__TASK STATEMENT__: Give back the full listing, character for character, with no pictures.

__DATA SHOWN__:
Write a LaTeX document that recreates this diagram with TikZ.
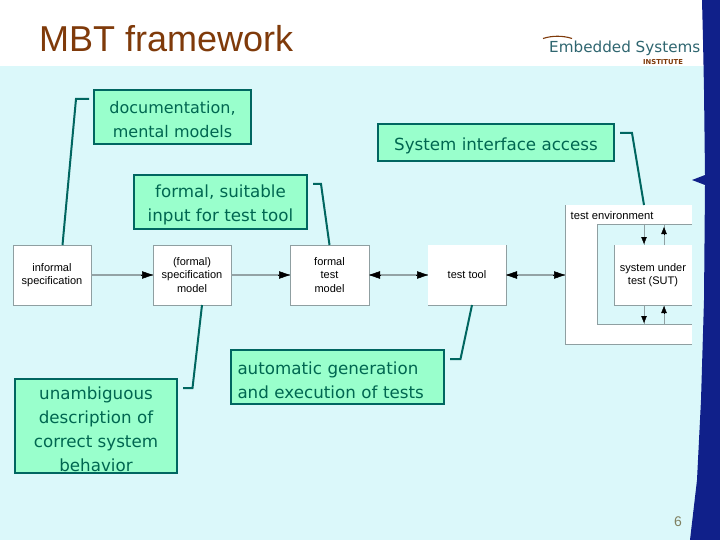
\documentclass[tikz,border=0pt]{standalone}
\usepackage{fontspec}
\setmainfont{Liberation Sans}
\newfontfamily\callfont{DejaVu Sans}
\usetikzlibrary{arrows.meta}
\definecolor{slidebg}{HTML}{DBF8FA}
\definecolor{slideblue}{HTML}{10208A}
\definecolor{callfill}{HTML}{99FFCC}
\definecolor{calledge}{HTML}{006660}
\definecolor{calltext}{HTML}{006650}
\definecolor{titlebrown}{HTML}{7F3A0A}
\definecolor{boxedge}{HTML}{8F9FA1}
\definecolor{flowgray}{HTML}{93A3A5}
\definecolor{logoteal}{HTML}{2F6670}
\definecolor{pagegray}{HTML}{808060}
\newcommand\toppad{\rule{0pt}{19pt}}
\tikzset{
  callout/.style={draw=calledge,line width=2pt,fill=callfill,text=calltext,inner sep=0pt,outer sep=0pt,
    align=center,font=\callfont\fontsize{16.7}{24}\selectfont},
  leader/.style={draw=calledge,line width=2pt},
  whitebox/.style={draw=boxedge,line width=0.8pt,fill=white,inner sep=0pt,outer sep=0pt,
    minimum width=78pt,minimum height=60pt,align=center,font=\fontsize{11}{13.5}\selectfont},
  plainbox/.style={whitebox,draw=none},
  edgeline/.style={draw=boxedge,line width=0.8pt},
  flow/.style={draw=flowgray,line width=1.6pt},
  sutline/.style={draw=boxedge,line width=0.6pt},
  bigtip/.style={draw=black,line width=0.5pt,-{Triangle[length=11pt,width=7.5pt]}},
  smalltip/.style={draw=black,line width=0.4pt,-{Triangle[length=7pt,width=5.5pt]}},
}
\begin{document}
\begin{tikzpicture}[x=1pt,y=-1pt]
\useasboundingbox (0,0) rectangle (720,540);
\fill[white] (0,0) rectangle (720,540);
\fill[slidebg] (0,66) rectangle (720,540);
\fill[slideblue] (702,0) -- (720,0) -- (720,540) -- (690,540) -- (697,480) -- (701,400) -- (704,300) -- (705,185) -- (692,180) -- (705,175) -- (704,90) -- (703,40) -- cycle;

\node[anchor=base west,text=titlebrown,font=\fontsize{36}{40}\selectfont,inner sep=0pt] (title) at (39,52) {MBT framework};
\node[anchor=base west,text=logoteal,font=\callfont\fontsize{15.2}{18}\selectfont,inner sep=0pt] (logo) at (549,52.5) {Embedded Systems};
\node[anchor=base west,text=titlebrown,font=\callfont\bfseries\fontsize{6.8}{8}\selectfont,inner sep=0pt] (inst) at (643,65) {INSTITUTE};
\draw[titlebrown,line width=1.1pt] (543,38.5) .. controls (552,35.5) and (563,35.5) .. (572,38.5);

% test environment
\fill[white] (565,205) rectangle (692,344);
\fill[slidebg] (597,224) rectangle (692,324);
\draw[edgeline] (692,344) -- (565,344) -- (565,205);
\draw[edgeline] (692,224) -- (597,224) -- (597,324) -- (692,324);
\coordinate (env) at (565,275);
\node[anchor=base west,inner sep=0pt,font=\fontsize{11.2}{13}\selectfont] (envlabel) at (570.5,219.5) {test environment};

\node[whitebox] (inf) at (52,275) {informal\\specification};
\node[whitebox] (spec) at (192,275) {(formal)\\specification\\model};
\node[whitebox,minimum width=79pt] (ftm) at (329.5,275) {formal\\test\\model};
\node[plainbox] (tool) at (467,275) {test tool};
\draw[edgeline] (tool.north east) -- (tool.south east) -- (tool.south west);
\node[plainbox] (sut) at (653,275) {system under\\test (SUT)};
\draw[edgeline] (sut.north west) -- (sut.south west) -- (sut.south east);

\coordinate (envtopa) at (644,224);
\coordinate (envtopb) at (664,224);
\coordinate (envbota) at (644,324);
\coordinate (envbotb) at (664,324);
\draw[flow] (inf) -- (spec);
\draw[flow] (spec) -- (ftm);
\draw[flow] (ftm) -- (tool);
\draw[flow] (tool) -- (env);
\draw[bigtip] ([xshift=-12]spec.west) -- (spec.west);
\draw[bigtip] ([xshift=-12]ftm.west) -- (ftm.west);
\draw[bigtip] ([xshift=12]ftm.east) -- (ftm.east);
\draw[bigtip] ([xshift=-12]tool.west) -- (tool.west);
\draw[bigtip] ([xshift=12]tool.east) -- (tool.east);
\draw[bigtip] ([xshift=-12]env) -- (env);
\draw[sutline] (envtopa) -- (envtopa |- sut.north);
\draw[sutline] (envtopb |- sut.north) -- (envtopb);
\draw[sutline] (envbota |- sut.south) -- (envbota);
\draw[sutline] (envbotb) -- (envbotb |- sut.south);
\draw[smalltip] ([yshift=8]envtopa |- sut.north) -- ([yshift=1]envtopa |- sut.north);
\draw[smalltip] ([yshift=-11]envtopb) -- ([yshift=-3]envtopb);
\draw[smalltip] ([yshift=8]envbota) -- ([yshift=1]envbota);
\draw[smalltip] ([yshift=-8]envbotb |- sut.south) -- ([yshift=-1]envbotb |- sut.south);

% callouts
\node[callout,minimum width=157pt,minimum height=54pt,font=\callfont\fontsize{16}{24}\selectfont] (doc) at (172.5,117) {\rule{0pt}{17pt}documentation,\\mental models};
\node[callout,minimum width=173pt,minimum height=54pt] (suit) at (220.5,202) {\toppad formal, suitable\\input for test tool};
\node[callout,minimum width=236pt,minimum height=37pt] (sys) at (496,142.5) {\toppad System interface access};
\node[callout,minimum width=162pt,minimum height=94pt] (amb) at (96,426) {\toppad unambiguous\\description of\\correct system\\behavior};
\node[callout,minimum width=213.5pt,minimum height=54pt,text width=199.5pt,align=left] (auto) at (337.25,377) {\toppad automatic generation\\and execution of tests};

\draw[leader] ([shift={(-5,9)}]doc.north west) -- ++(-13,0) -- ([xshift=10.5]inf.north);
\draw[leader] ([shift={(6,9)}]suit.north east) -- ++(8,0) -- (ftm.north);
\draw[leader] ([shift={(6,9)}]sys.north east) -- ++(12,0) -- (envtopa |- 0,205);
\draw[leader] ([shift={(6,9)}]amb.north east) -- ++(9.5,0) -- ([xshift=10]spec.south);
\draw[leader] ([shift={(6,9)}]auto.north east) -- ++(10.5,0) -- ([xshift=5]tool.south);

\node[text=pagegray,anchor=base,inner sep=0pt,font=\fontsize{14}{16}\selectfont] (page) at (678,526) {6};
\end{tikzpicture}
\end{document}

__TASK RESULT__:
Write a LaTeX document that recreates this diagram with TikZ.
\documentclass[tikz,border=0pt]{standalone}
\usepackage{fontspec}
\setmainfont{Liberation Sans}
\newfontfamily\callfont{DejaVu Sans}
\usetikzlibrary{arrows.meta}
\definecolor{slidebg}{HTML}{DBF8FA}
\definecolor{slideblue}{HTML}{10208A}
\definecolor{callfill}{HTML}{99FFCC}
\definecolor{calledge}{HTML}{006660}
\definecolor{calltext}{HTML}{006650}
\definecolor{titlebrown}{HTML}{7F3A0A}
\definecolor{boxedge}{HTML}{8F9FA1}
\definecolor{flowgray}{HTML}{93A3A5}
\definecolor{logoteal}{HTML}{2F6670}
\definecolor{pagegray}{HTML}{808060}
\newcommand\toppad{\rule{0pt}{19pt}}
\tikzset{
  callout/.style={draw=calledge,line width=2pt,fill=callfill,text=calltext,inner sep=0pt,outer sep=0pt,
    align=center,font=\callfont\fontsize{16.7}{24}\selectfont},
  leader/.style={draw=calledge,line width=2pt},
  whitebox/.style={draw=boxedge,line width=0.8pt,fill=white,inner sep=0pt,outer sep=0pt,
    minimum width=78pt,minimum height=60pt,align=center,font=\fontsize{11}{13.5}\selectfont},
  plainbox/.style={whitebox,draw=none},
  edgeline/.style={draw=boxedge,line width=0.8pt},
  flow/.style={draw=flowgray,line width=1.6pt},
  sutline/.style={draw=boxedge,line width=0.6pt},
  bigtip/.style={draw=black,line width=0.5pt,-{Triangle[length=11pt,width=7.5pt]}},
  smalltip/.style={draw=black,line width=0.4pt,-{Triangle[length=7pt,width=5.5pt]}},
}
\begin{document}
\begin{tikzpicture}[x=1pt,y=-1pt]
\useasboundingbox (0,0) rectangle (720,540);
\fill[white] (0,0) rectangle (720,540);
\fill[slidebg] (0,66) rectangle (720,540);
\fill[slideblue] (702,0) -- (720,0) -- (720,540) -- (690,540) -- (697,480) -- (701,400) -- (704,300) -- (705,185) -- (692,180) -- (705,175) -- (704,90) -- (703,40) -- cycle;

\node[anchor=base west,text=titlebrown,font=\fontsize{36}{40}\selectfont,inner sep=0pt] (title) at (39,52) {MBT framework};
\node[anchor=base west,text=logoteal,font=\callfont\fontsize{15.2}{18}\selectfont,inner sep=0pt] (logo) at (549,52.5) {Embedded Systems};
\node[anchor=base west,text=titlebrown,font=\callfont\bfseries\fontsize{6.8}{8}\selectfont,inner sep=0pt] (inst) at (643,65) {INSTITUTE};
\draw[titlebrown,line width=1.1pt] (543,38.5) .. controls (552,35.5) and (563,35.5) .. (572,38.5);

% test environment
\fill[white] (565,205) rectangle (692,344);
\fill[slidebg] (597,224) rectangle (692,324);
\draw[edgeline] (692,344) -- (565,344) -- (565,205);
\draw[edgeline] (692,224) -- (597,224) -- (597,324) -- (692,324);
\coordinate (env) at (565,275);
\node[anchor=base west,inner sep=0pt,font=\fontsize{11.2}{13}\selectfont] (envlabel) at (570.5,219.5) {test environment};

\node[whitebox] (inf) at (52,275) {informal\\specification};
\node[whitebox] (spec) at (192,275) {(formal)\\specification\\model};
\node[whitebox,minimum width=79pt] (ftm) at (329.5,275) {formal\\test\\model};
\node[plainbox] (tool) at (467,275) {test tool};
\draw[edgeline] (tool.north east) -- (tool.south east) -- (tool.south west);
\node[plainbox] (sut) at (653,275) {system under\\test (SUT)};
\draw[edgeline] (sut.north west) -- (sut.south west) -- (sut.south east);

\coordinate (envtopa) at (644,224);
\coordinate (envtopb) at (664,224);
\coordinate (envbota) at (644,324);
\coordinate (envbotb) at (664,324);
\draw[flow] (inf) -- (spec);
\draw[flow] (spec) -- (ftm);
\draw[flow] (ftm) -- (tool);
\draw[flow] (tool) -- (env);
\draw[bigtip] ([xshift=-12]spec.west) -- (spec.west);
\draw[bigtip] ([xshift=-12]ftm.west) -- (ftm.west);
\draw[bigtip] ([xshift=12]ftm.east) -- (ftm.east);
\draw[bigtip] ([xshift=-12]tool.west) -- (tool.west);
\draw[bigtip] ([xshift=12]tool.east) -- (tool.east);
\draw[bigtip] ([xshift=-12]env) -- (env);
\draw[sutline] (envtopa) -- (envtopa |- sut.north);
\draw[sutline] (envtopb |- sut.north) -- (envtopb);
\draw[sutline] (envbota |- sut.south) -- (envbota);
\draw[sutline] (envbotb) -- (envbotb |- sut.south);
\draw[smalltip] ([yshift=8]envtopa |- sut.north) -- ([yshift=1]envtopa |- sut.north);
\draw[smalltip] ([yshift=-11]envtopb) -- ([yshift=-3]envtopb);
\draw[smalltip] ([yshift=8]envbota) -- ([yshift=1]envbota);
\draw[smalltip] ([yshift=-8]envbotb |- sut.south) -- ([yshift=-1]envbotb |- sut.south);

% callouts
\node[callout,minimum width=157pt,minimum height=54pt,font=\callfont\fontsize{16}{24}\selectfont] (doc) at (172.5,117) {\rule{0pt}{17pt}documentation,\\mental models};
\node[callout,minimum width=173pt,minimum height=54pt] (suit) at (220.5,202) {\toppad formal, suitable\\input for test tool};
\node[callout,minimum width=236pt,minimum height=37pt] (sys) at (496,142.5) {\toppad System interface access};
\node[callout,minimum width=162pt,minimum height=94pt] (amb) at (96,426) {\toppad unambiguous\\description of\\correct system\\behavior};
\node[callout,minimum width=213.5pt,minimum height=54pt,text width=199.5pt,align=left] (auto) at (337.25,377) {\toppad automatic generation\\and execution of tests};

\draw[leader] ([shift={(-5,9)}]doc.north west) -- ++(-13,0) -- ([xshift=10.5]inf.north);
\draw[leader] ([shift={(6,9)}]suit.north east) -- ++(8,0) -- (ftm.north);
\draw[leader] ([shift={(6,9)}]sys.north east) -- ++(12,0) -- (envtopa |- 0,205);
\draw[leader] ([shift={(6,9)}]amb.north east) -- ++(9.5,0) -- ([xshift=10]spec.south);
\draw[leader] ([shift={(6,9)}]auto.north east) -- ++(10.5,0) -- ([xshift=5]tool.south);

\node[text=pagegray,anchor=base,inner sep=0pt,font=\fontsize{14}{16}\selectfont] (page) at (678,526) {6};
\end{tikzpicture}
\end{document}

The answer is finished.